When you install your pool fence, make sure there’s little to no clearance between the bottom of the fence and the ground.
If you choose a fence with vertical slats of wood or iron bars, you must ensure the gap between those pieces is narrow enough that a child can’t squeeze through.
With this kind of fence, it may be more difficult to keep animals out, though, especially small ones that can squeeze through very narrow spaces. Keep this in mind if you have cats or small dogs.
Some fences are available as kits you put together yourself. If you go that route, make sure the method for connecting the fence pieces is sturdy. Flimsy or loosely fitted pieces defeat the purpose of putting up a pool fence in the first place.
Hand and Foot Holds
While your child is still crawling, pretty much any kind of pool fence will keep them from entering the pool area. But once they start standing and walking, kids become little mountain climbers, notorious for escaping from play pens and working their way over baby gates.
Make sure the fence you choose isn’t providing your kids with makeshift hand and foot holds.

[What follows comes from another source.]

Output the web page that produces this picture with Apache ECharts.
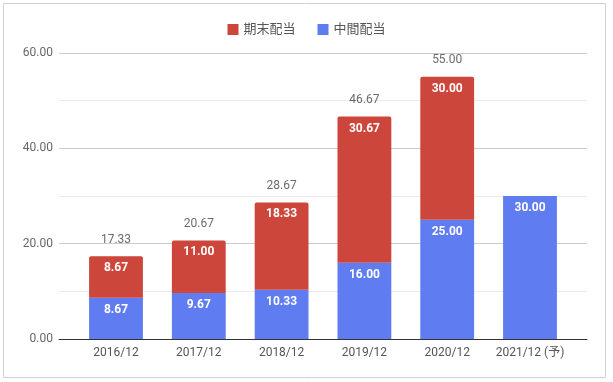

For example, to a kid, the second, decorative horizontal bar along the top of a double-top fence is a way for them to hoist themselves up.
Aside from gaining access to the very area you’re trying to restrict, children can also hurt themselves by climbing and possibly falling off a pool fence. Take all of this into account when choosing your fence.
Good Fences Make Good Pools
So are you really ready for pool season? You’ll feel a lot more prepared once you have a pool fence up, and can rest assured that you’re taking steps to keep kids, animals, and the occasional clumsy adult safe from pool-related mishaps and dangers.
It’s simply a matter of choosing the best type and style of fence that will suit your needs and your landscape, and adding a pool alarm when and where necessary. Then you’ll be able to enjoy your pool with a lot less worry.